— Бодрствовать — это не спать? — шёпотом спросил у Галины Петровны Серёжа.
— Это не спать, — тихо ответила она.
— Не спать… — сбился вдруг со чтения профессор.
— Баб Галь, а что такое мерзость запустения?
— Это когда люди отворачиваются от Бога. Творение не хочет знать Творца, — твёрдо ответила Галина Петровна.
— Бабушка, а Конец Света — это уже сейчас?
— Знаешь, Серёженька, я столько разных эпох пережила, и всегда были и лжепророки, и беды, и напасти…
— А чего не было?
— А ты уж и сам подметил. Мерзости запустения… Мерзость запустения всё больше, как чёрная воронка, втягивает людей. Понимаешь?
— Как чёрная воронка? Как чёрная дыра? Я в мультике смотрел, как космонавтов засасывала чёрная дыра…
— Почти так, — улыбнулась Галина Петровна. — Только разница в том, что некоторые хотят, чтобы их засосало, а некоторые не хотят бороться, чтобы их не засосало…
Михаил Давыдович между тем снова начал читать. Сначала бормотал себе под нос, затем всё громче и громче. Все снова замолчали. Пантелей вышел на крыльцо.
Улица встретила всё тем же недвижимым мраком, в котором, казалось, безвозвратно утонули звуки. Ан нет. Где-то на соседних улицах послышался гул двигателя автомобиля. Но и он стих. Пантелей вспомнил тихие ночи в деревне, куда он ездил на практику. Настолько тихие и настолько безмятежные, что ночь представлялась пушистой чёрной кошкой, а звёзды высевались в небе пучками созвездий, как бисеринки. И та ночь дышала. Дышала вкрадчиво и ровно полынным духом, ароматом лугов, набираясь сил к завтрашнему дню.
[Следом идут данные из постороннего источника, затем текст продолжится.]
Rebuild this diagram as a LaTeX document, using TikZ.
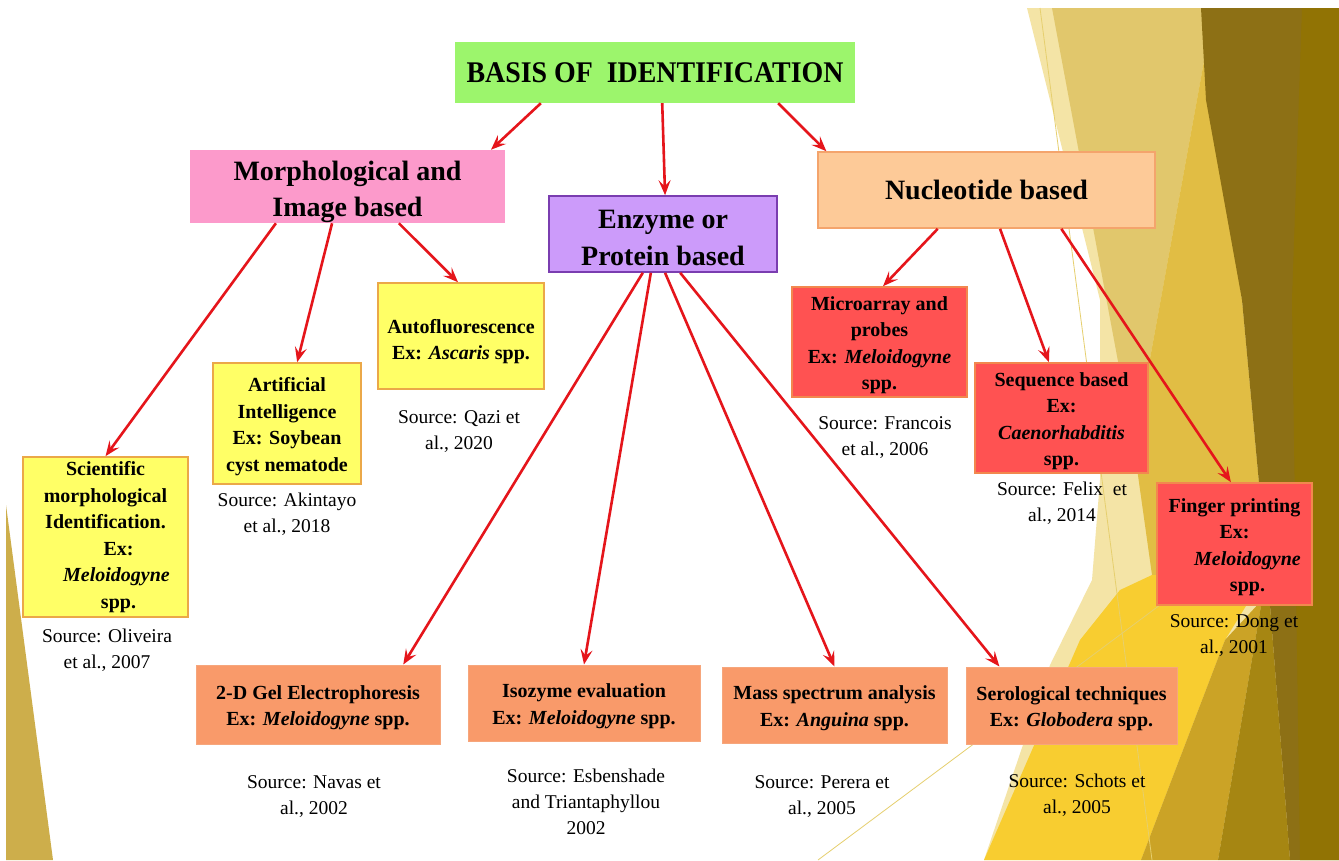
\documentclass[tikz,border=0pt]{standalone}
\usepackage{fontspec}
\setmainfont{Liberation Serif}
\usetikzlibrary{calc,arrows.meta}
\definecolor{tgreen}{HTML}{9CF56C}
\definecolor{tpink}{HTML}{FC9ACB}
\definecolor{tpurple}{HTML}{CC9BFA}
\definecolor{tpurpleE}{HTML}{7A3DB0}
\definecolor{tpeach}{HTML}{FDCA98}
\definecolor{tpeachE}{HTML}{F4A46C}
\definecolor{tyellow}{HTML}{FFFF66}
\definecolor{tyellowE}{HTML}{EBA848}
\definecolor{tred}{HTML}{FF5252}
\definecolor{tredE}{HTML}{F2884E}
\definecolor{torange}{HTML}{F99A6A}
\definecolor{torangeE}{HTML}{F6A67C}
\definecolor{tarrow}{HTML}{E5151B}
\definecolor{bgpale}{HTML}{F4E4A6}
\definecolor{bgtan}{HTML}{E1C76C}
\definecolor{bgyel}{HTML}{E1BD44}
\definecolor{bgbright}{HTML}{F8CD30}
\definecolor{bggold}{HTML}{CBA326}
\definecolor{bgdarker}{HTML}{A68612}
\definecolor{bgdark}{HTML}{8D7015}
\definecolor{bgdarkest}{HTML}{917304}
\definecolor{bgleft}{HTML}{CDAE4B}
\definecolor{bgline}{HTML}{E6CF6E}
\newcommand{\FirstStrut}[1][1em]{\rule{0pt}{#1}}
\begin{document}
\begin{tikzpicture}[x=1pt,y=-1pt,
  bx/.style={rectangle, inner sep=0pt, align=center, text=black,
    font=\fontsize{20}{26.5}\selectfont\bfseries},
  ybox/.style={bx, fill=tyellow, draw=tyellowE, line width=1.6pt},
  rbox/.style={bx, fill=tred, draw=tredE, line width=1.6pt},
  obox/.style={bx, fill=torange, draw=torangeE, line width=1pt},
  lvl/.style={rectangle, inner sep=0pt, align=center, text=black,
    font=\fontsize{28}{36}\selectfont\bfseries},
  src/.style={align=center, inner sep=0pt, text=black,
    font=\fontsize{19.5}{26}\selectfont},
  arr/.style={draw=tarrow, line width=2.6pt,
    -{Stealth[length=15pt,width=12pt,inset=6pt]}}
]
\useasboundingbox (0,0) rectangle (1339,860);
\fill[white] (0,0) rectangle (1339,860);

% background facets
\fill[bgpale] (1027,8) -- (1339,8) -- (1339,860) -- (984,860) -- (1050,665)
  -- (1092,580) -- (1100,480) -- (1100,300) -- cycle;
\fill[bgtan] (1052,8) -- (1201,8) -- (1206,50) -- (1134,447) -- cycle;
\fill[bgyel] (1206,50) -- (1242,300) -- (1268,580) -- (1152,575) -- (1134,447) -- cycle;
\fill[bgbright] (984,860) -- (1141,860) -- (1225,640) -- (1265,575) -- (1152,575)
  -- (1120,590) -- (1080,640) -- cycle;
\fill[bggold] (1141,860) -- (1218,860) -- (1262,600) -- (1225,640) -- cycle;
\fill[bgdarker] (1218,860) -- (1290,860) -- (1268,580) -- (1262,600) -- cycle;
\fill[bgdark] (1201,8) -- (1339,8) -- (1339,860) -- (1290,860) -- (1268,580)
  -- (1242,300) -- (1206,100) -- cycle;
\fill[bgdarkest] (1302,8) -- (1339,8) -- (1339,860) -- (1300,860) -- (1292,300) -- cycle;
\draw[bgline, line width=0.8pt] (1040,8) -- (1152,860);
\draw[bgline, line width=0.8pt] (818,860) -- (1160,605);
\fill[bgleft] (6,505) -- (53,860) -- (6,860) -- cycle;

% top
\node[lvl, fill=tgreen, minimum width=400pt, minimum height=61pt,
  font=\fontsize{30}{36}\selectfont\bfseries] (title) at (655,72.5)
  {\scalebox{0.93}[1]{BASIS OF\ \ IDENTIFICATION}};

% level 1
\node[lvl, fill=tpink, minimum width=315pt, minimum height=73pt] (morph) at (347.5,186.5)
  {\FirstStrut[31pt]Morphological and\\Image based};
\node[lvl, fill=tpurple, draw=tpurpleE, line width=1.6pt, minimum width=228pt,
  minimum height=76pt, font=\fontsize{28}{37}\selectfont\bfseries] (enz) at (663,234)
  {\FirstStrut[27pt]Enzyme or\\Protein based};
\node[lvl, fill=tpeach, draw=tpeachE, line width=1.6pt, minimum width=337pt,
  minimum height=76pt] (nuc) at (986.5,190) {Nucleotide based};

% level 2, morphological
\node[ybox, minimum width=165pt, minimum height=160pt] (sci) at (105.5,537)
  {Scientific\\morphological\\Identification.\\\hspace*{26pt}Ex:\\
   \hspace*{22pt}\textit{Meloidogyne}\\\hspace*{26pt}spp.};
\node[ybox, minimum width=148pt, minimum height=121pt] (ai) at (287,423.5)
  {\FirstStrut Artificial\\Intelligence\\Ex: Soybean\\cyst nematode};
\node[ybox, minimum width=166pt, minimum height=106pt] (auto) at (461,336)
  {\FirstStrut[1.25em]Autofluorescence\\Ex: \textit{Ascaris} spp.};

% level 2, nucleotide
\node[rbox, minimum width=175pt, minimum height=110pt] (micro) at (879.5,342)
  {\FirstStrut Microarray and\\probes\\Ex: \textit{Meloidogyne}\\spp.};
\node[rbox, minimum width=173pt, minimum height=110pt] (seq) at (1061.5,418)
  {\FirstStrut Sequence based\\Ex:\\\textit{Caenorhabditis}\\spp.};
\node[rbox, minimum width=155pt, minimum height=122pt] (finger) at (1234.5,544)
  {\FirstStrut Finger printing\\Ex:\\\hspace*{26pt}\textit{Meloidogyne}\\\hspace*{26pt}spp.};

% level 2, enzyme
\node[obox, minimum width=244pt, minimum height=79pt] (gel) at (318,704.5)
  {\FirstStrut 2-D Gel Electrophoresis\\Ex: \textit{Meloidogyne} spp.};
\node[obox, minimum width=232pt, minimum height=76pt] (iso) at (584,703)
  {\FirstStrut Isozyme evaluation\\Ex: \textit{Meloidogyne} spp.};
\node[obox, minimum width=225pt, minimum height=76pt] (mass) at (834.5,705)
  {\FirstStrut Mass spectrum analysis\\Ex: \textit{Anguina} spp.};
\node[obox, minimum width=211pt, minimum height=77pt] (sero) at (1071.5,705.5)
  {\FirstStrut Serological techniques\\Ex: \textit{Globodera} spp.};

% sources
\node[src] (s1) at (107,650) {Source: Oliveira\\et al., 2007};
\node[src] (s2) at (287,514) {Source: Akintayo\\et al., 2018};
\node[src] (s3) at (459,431.5) {Source: Qazi et\\al., 2020};
\node[src] (s4) at (885,437.5) {Source: Francois\\et al., 2006};
\node[src] (s5) at (1062,503.5) {Source: Felix\ \ et\\al., 2014};
\node[src] (s6) at (1234,635.5) {Source: Dong et\\al., 2001};
\node[src] (s7) at (314,796.5) {Source: Navas et\\al., 2002};
\node[src] (s8) at (586,801.5) {Source: Esbenshade\\and Triantaphyllou\\2002};
\node[src] (s9) at (822,796.5) {Source: Perera et\\al., 2005};
\node[src] (s10) at (1077,795.5) {Source: Schots et\\al., 2005};

% connectors
\draw[arr] ($(title.south west)!0.215!(title.south east)$) -- ($(morph.north west)!0.955!(morph.north east)$);
\draw[arr] ($(title.south west)!0.518!(title.south east)$) -- ($(enz.north west)!0.509!(enz.north east)$);
\draw[arr] ($(title.south west)!0.8075!(title.south east)$) -- ($(nuc.north west)!0.027!(nuc.north east)$);
\draw[arr] ($(morph.south west)!0.273!(morph.south east)$) -- (sci.north);
\draw[arr] ($(morph.south west)!0.451!(morph.south east)$) -- ($(ai.north west)!0.568!(ai.north east)$);
\draw[arr] ($(morph.south west)!0.663!(morph.south east)$) -- ($(auto.north west)!0.482!(auto.north east)$);
\draw[arr] ($(enz.south west)!0.412!(enz.south east)$) -- ($(gel.north west)!0.848!(gel.north east)$);
\draw[arr] ($(enz.south west)!0.447!(enz.south east)$) -- (iso.north);
\draw[arr] ($(enz.south west)!0.509!(enz.south east)$) -- (mass.north);
\draw[arr] ($(enz.south west)!0.575!(enz.south east)$) -- ($(sero.north west)!0.16!(sero.north east)$);
\draw[arr] ($(nuc.south west)!0.356!(nuc.south east)$) -- ($(micro.north west)!0.52!(micro.north east)$);
\draw[arr] ($(nuc.south west)!0.54!(nuc.south east)$) -- ($(seq.north west)!0.428!(seq.north east)$);
\draw[arr] ($(nuc.south west)!0.721!(nuc.south east)$) -- ($(finger.north west)!0.477!(finger.north east)$);
\end{tikzpicture}
\end{document}
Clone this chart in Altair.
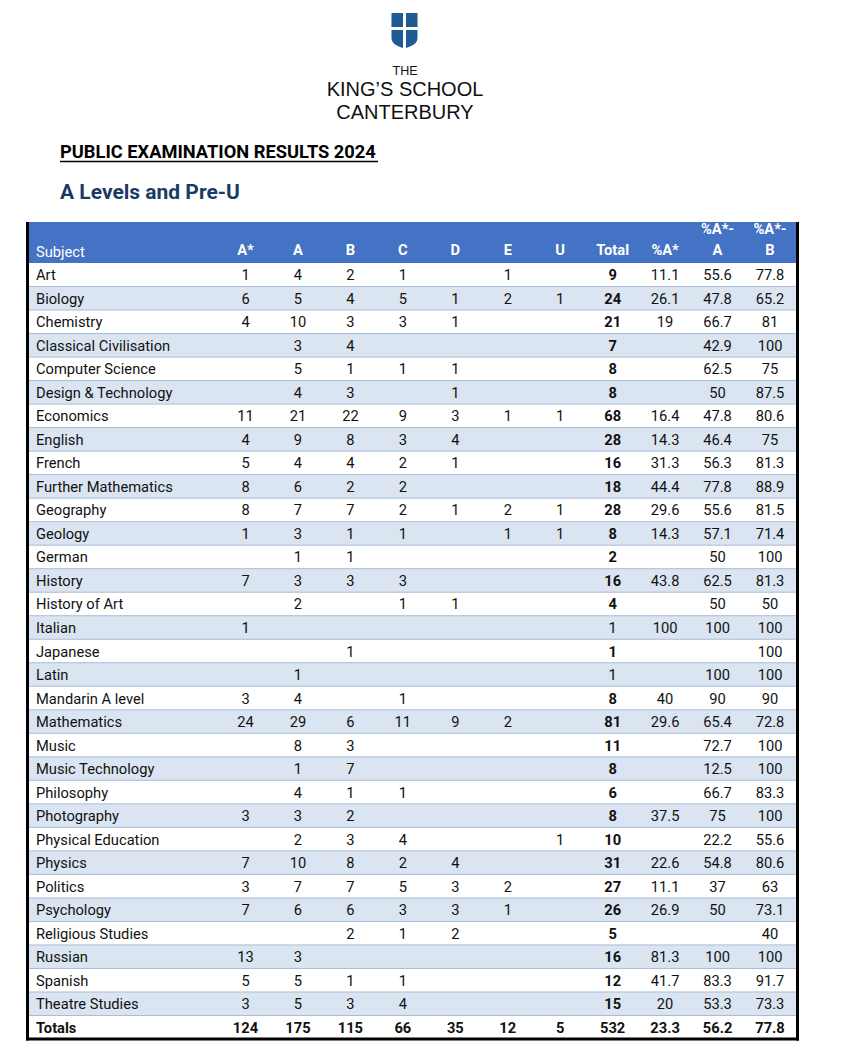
import altair as alt
import pandas as pd

N = None
SUBJECTS = ["Art", "Biology", "Chemistry", "Classical Civilisation", "Computer Science",
            "Design & Technology", "Economics", "English", "French", "Further Mathematics",
            "Geography", "Geology", "German", "History", "History of Art", "Italian",
            "Japanese", "Latin", "Mandarin A level", "Mathematics", "Music",
            "Music Technology", "Philosophy", "Photography", "Physical Education",
            "Physics", "Politics", "Psychology", "Religious Studies", "Russian",
            "Spanish", "Theatre Studies", "Totals"]
COLS = ["A*", "A", "B", "C", "D", "E", "U", "Total", "%A*", "%A*-A", "%A*-B"]

A_STAR = [1, 6, 4, N, N, N, 11, 4, 5, 8, 8, 1, N, 7, N, 1, N, N, 3, 24, N, N, N, 3, N, 7, 3, 7, N, 13, 5, 3, 124]
GRADE_A = [4, 5, 10, 3, 5, 4, 21, 9, 4, 6, 7, 3, 1, 3, 2, N, N, 1, 4, 29, 8, 1, 4, 3, 2, 10, 7, 6, N, 3, 5, 5, 175]
GRADE_B = [2, 4, 3, 4, 1, 3, 22, 8, 4, 2, 7, 1, 1, 3, N, N, 1, N, N, 6, 3, 7, 1, 2, 3, 8, 7, 6, 2, N, 1, 3, 115]
GRADE_C = [1, 5, 3, N, 1, N, 9, 3, 2, 2, 2, 1, N, 3, 1, N, N, N, 1, 11, N, N, 1, N, 4, 2, 5, 3, 1, N, 1, 4, 66]
GRADE_D = [N, 1, 1, N, 1, 1, 3, 4, 1, N, 1, N, N, N, 1, N, N, N, N, 9, N, N, N, N, N, 4, 3, 3, 2, N, N, N, 35]
GRADE_E = [1, 2, N, N, N, N, 1, N, N, N, 2, 1, N, N, N, N, N, N, N, 2, N, N, N, N, N, N, 2, 1, N, N, N, N, 12]
GRADE_U = [N, 1, N, N, N, N, 1, N, N, N, 1, 1, N, N, N, N, N, N, N, N, N, N, N, N, 1, N, N, N, N, N, N, N, 5]
TOTAL = [9, 24, 21, 7, 8, 8, 68, 28, 16, 18, 28, 8, 2, 16, 4, 1, 1, 1, 8, 81, 11, 8, 6, 8, 10, 31, 27, 26, 5, 16, 12, 15, 532]
PCT_ASTAR = [11.1, 26.1, 19, N, N, N, 16.4, 14.3, 31.3, 44.4, 29.6, 14.3, N, 43.8, N, 100, N, N, 40, 29.6,
             N, N, N, 37.5, N, 22.6, 11.1, 26.9, N, 81.3, 41.7, 20, 23.3]
PCT_ASTAR_A = [55.6, 47.8, 66.7, 42.9, 62.5, 50, 47.8, 46.4, 56.3, 77.8, 55.6, 57.1, 50, 62.5, 50, 100, N, 100,
               90, 65.4, 72.7, 12.5, 66.7, 75, 22.2, 54.8, 37, 50, N, 100, 83.3, 53.3, 56.2]
PCT_ASTAR_B = [77.8, 65.2, 81, 100, 75, 87.5, 80.6, 75, 81.3, 88.9, 81.5, 71.4, 100, 81.3, 50, 100, 100, 100,
               90, 72.8, 100, 100, 83.3, 100, 55.6, 80.6, 63, 73.1, 40, 100, 91.7, 73.3, 77.8]
PLAIN_TOTALS = ["Italian", "Latin"]

HEADER_LINE1 = ["", "", "", "", "", "", "", "", "", "%A*-", "%A*-"]
HEADER_LINE2 = ["A*", "A", "B", "C", "D", "E", "U", "Total", "%A*", "A", "B"]

SERIES = [A_STAR, GRADE_A, GRADE_B, GRADE_C, GRADE_D, GRADE_E, GRADE_U, TOTAL,
          PCT_ASTAR, PCT_ASTAR_A, PCT_ASTAR_B]

rows = []
for i, s in enumerate(SUBJECTS):
    for col, arr in zip(COLS, SERIES):
        v = arr[i]
        if v is None:
            continue
        bold = (s == "Totals") or (col == "Total" and s not in PLAIN_TOTALS)
        rows.append({"subject": s, "col": col, "label": f"{v:g}", "bold": bold})
cells = pd.DataFrame(rows)
subj_df = pd.DataFrame({"subject": SUBJECTS, "idx": list(range(len(SUBJECTS)))})
head_df = pd.DataFrame({"col": COLS, "l1": HEADER_LINE1, "l2": HEADER_LINE2})

FONT = "Roboto"
FS = 14.7
DY = 1.5
X0, X1 = 21, 788       # table inner edges (chart px)
YTOP, YBOT = 214, 1031  # header top, table bottom

yscale = alt.Scale(domain=SUBJECTS, range=[255, YBOT], paddingInner=0, paddingOuter=0)
xscale = alt.Scale(domain=COLS, range=[237.5, 762], padding=0)
Y = lambda **kw: alt.Y("subject:N", scale=yscale, axis=None, **kw)
X = alt.X("col:N", scale=xscale, axis=None)

base_subj = alt.Chart(subj_df)

stripes = base_subj.transform_filter("datum.idx % 2 == 1").mark_rect(color="#DAE5F1").encode(
    y=Y(), x=alt.value(X0), x2=alt.value(X1))

seps = base_subj.transform_filter("datum.idx > 0").mark_rule(color="#A9BCD8", strokeWidth=1).encode(
    y=Y(bandPosition=0), x=alt.value(X0), x2=alt.value(X1))

header_bg = alt.Chart(pd.DataFrame({"k": [0]})).mark_rect(color="#4472C4").encode(
    x=alt.value(X0), x2=alt.value(X1), y=alt.value(YTOP), y2=alt.value(255))

subj_text_plain = base_subj.transform_filter("datum.subject != 'Totals'").mark_text(
    align="left", baseline="middle", font=FONT, fontSize=FS, color="#111111", dy=DY).encode(
    y=Y(), x=alt.value(28), text="subject:N")
subj_text_bold = base_subj.transform_filter("datum.subject == 'Totals'").mark_text(
    align="left", baseline="middle", font=FONT, fontSize=FS, fontWeight="bold", color="#111111", dy=DY).encode(
    y=Y(), x=alt.value(28), text="subject:N")

cell_base = alt.Chart(cells)
cells_plain = cell_base.transform_filter("!datum.bold").mark_text(
    align="center", baseline="middle", font=FONT, fontSize=FS, color="#111111", dy=DY).encode(
    y=Y(), x=X, text="label:N")
cells_bold = cell_base.transform_filter("datum.bold").mark_text(
    align="center", baseline="middle", font=FONT, fontSize=FS, fontWeight="bold", color="#111111", dy=DY).encode(
    y=Y(), x=X, text="label:N")

head_base = alt.Chart(head_df)
head_l1 = head_base.mark_text(align="center", baseline="middle", font=FONT, fontSize=FS,
                              fontWeight="bold", color="white").encode(
    x=X, y=alt.value(222), text="l1:N")
head_l2 = head_base.mark_text(align="center", baseline="middle", font=FONT, fontSize=FS,
                              fontWeight="bold", color="white").encode(
    x=X, y=alt.value(243), text="l2:N")
head_subj = alt.Chart(pd.DataFrame({"t": ["Subject"]})).mark_text(
    align="left", baseline="middle", font=FONT, fontSize=FS, color="white").encode(
    x=alt.value(28), y=alt.value(245), text="t:N")

border = alt.Chart(pd.DataFrame({"k": [0]}))
b_left = border.mark_rule(color="black", strokeWidth=3).encode(
    x=alt.value(X0 - 1.5), y=alt.value(YTOP), y2=alt.value(YBOT + 1.5))
b_right = border.mark_rule(color="black", strokeWidth=3).encode(
    x=alt.value(X1 + 1.5), y=alt.value(YTOP), y2=alt.value(YBOT + 1.5))
b_bottom = border.mark_rule(color="black", strokeWidth=3).encode(
    x=alt.value(X0 - 3), x2=alt.value(X1 + 3), y=alt.value(YBOT))

# Titles
title1 = alt.Chart(pd.DataFrame({"t": ["PUBLIC EXAMINATION RESULTS 2024"]})).mark_text(
    align="left", baseline="middle", font=FONT, fontSize=18.3, fontWeight="bold", color="black").encode(
    x=alt.value(52), y=alt.value(145), text="t:N")
underline = border.mark_rule(color="black", strokeWidth=1.3).encode(
    x=alt.value(52), x2=alt.value(370), y=alt.value(153.5))
title2 = alt.Chart(pd.DataFrame({"t": ["A Levels and Pre-U"]})).mark_text(
    align="left", baseline="middle", font=FONT, fontSize=21, fontWeight="bold", color="#1B3A66").encode(
    x=alt.value(52), y=alt.value(185), text="t:N")

# Logo
SHIELD = ("M -0.743 -1 L -0.086 -1 L -0.086 -0.2 L -0.743 -0.2 Z "
          "M 0.086 -1 L 0.743 -1 L 0.743 -0.2 L 0.086 -0.2 Z "
          "M -0.743 -0.03 L -0.086 -0.03 L -0.086 1 C -0.4 0.9 -0.743 0.75 -0.743 0.43 Z "
          "M 0.086 -0.03 L 0.743 -0.03 L 0.743 0.43 C 0.743 0.75 0.4 0.9 0.086 1 Z")
shield = border.mark_point(shape=SHIELD, filled=True, color="#1E5A94", opacity=1, size=1225,
                           strokeWidth=0).encode(x=alt.value(396.5), y=alt.value(22.5))
LOGO_FONT = "Liberation Sans"
logo_the = alt.Chart(pd.DataFrame({"t": ["THE"]})).mark_text(
    align="center", baseline="middle", font=LOGO_FONT, fontSize=12.5, color="#111111").encode(
    x=alt.value(397), y=alt.value(63), text="t:N")
logo_k = alt.Chart(pd.DataFrame({"t": ["KING\u2019S SCHOOL"]})).mark_text(
    align="center", baseline="middle", font=LOGO_FONT, fontSize=20, color="#111111").encode(
    x=alt.value(397), y=alt.value(82), text="t:N")
logo_c = alt.Chart(pd.DataFrame({"t": ["CANTERBURY"]})).mark_text(
    align="center", baseline="middle", font=LOGO_FONT, fontSize=20, color="#111111").encode(
    x=alt.value(397), y=alt.value(104.5), text="t:N")

chart = alt.layer(
    header_bg, stripes, seps, head_l1, head_l2, head_subj,
    subj_text_plain, subj_text_bold, cells_plain, cells_bold,
    b_left, b_right, b_bottom,
    title1, underline, title2, shield, logo_the, logo_k, logo_c,
).properties(width=836, height=1041, padding=0, autosize="none").configure_view(stroke=None)

chart.save("out.html", embed_options={"renderer": "svg", "actions": False})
Пантелей приехал в деревню на практику по собственному желанию. Так ему посоветовал завкафедрой. Мол, на современной аппаратуре да на анализах все могут, а ты попробуй, как в девятнадцатом веке — на глаз, на слух, на опыт… Такие врачи — на вес золота. Компьютерная томография только подтверждает их диагнозы. И Пантелей поехал.
Деревня оказалась тихой, потому что все, кто пил, уже спились до смерти, и даже поминать их на кладбище было некому. Олигархов, фермеров и бизнесменов этот забытый уголок, к которому вёл размываемый дождями просёлок, не интересовал. Как не интересовал он и районную администрацию. Вот и доживали в нём свои дни старики и старухи, женщины, похоронившие мужей, павших в битве за рыночные реформы, занятная и приветливая детвора возле них, и выжившие, работящие, но не чающие никакого просветления в своей жизни мужики. Жили огородами, лесом, рекой и подачками от районного и федерального начальства. Зато ночи здесь были удивительно спокойные: без пьяного мата, без треска мотоциклов, без визга тормозов, без очереди к ночному ларьку, без пульсирующего баса дискотеки и снующей по улицам молодёжи с какой-то первородной, первобытной агрессией на лицах. Молодёжи почти не было… Зато ночи были настоящие. Такие, какие дал человеку Господь Бог. Как в русских сказках, где месяц-рожок, где ветер-дружок. И собаки не выли и не лаяли, словно наслаждаясь этой мягкой тишиной. Даже трассы самолётов пролегали где-то вдали. И только ртутные капельки спутников напоминали, что где-то есть несущаяся в пропасть цивилизация.
Вспоминая те ночи, Пантелей вдруг подумал о том, что сейчас согласился бы жить на окраине такой деревни. Бегать сквозь такую ночь принимать роды или сбивать температуру малышу, а потом возвращаться с чувством выполненного долга и дышать… дышать… дышать… распахнутым до самого чрева вселенной небом. Или просидеть на крыльце до первых петухов, чтобы увидеть ненадоедающее чудо рассвета.
— Господи, ну почему же люди делают друг другу зло, почему одни хотят больше других и почему даже добрые принимают их правила игры? — задал свой детский вопрос Пантелей в сторону, где должно было быть небо.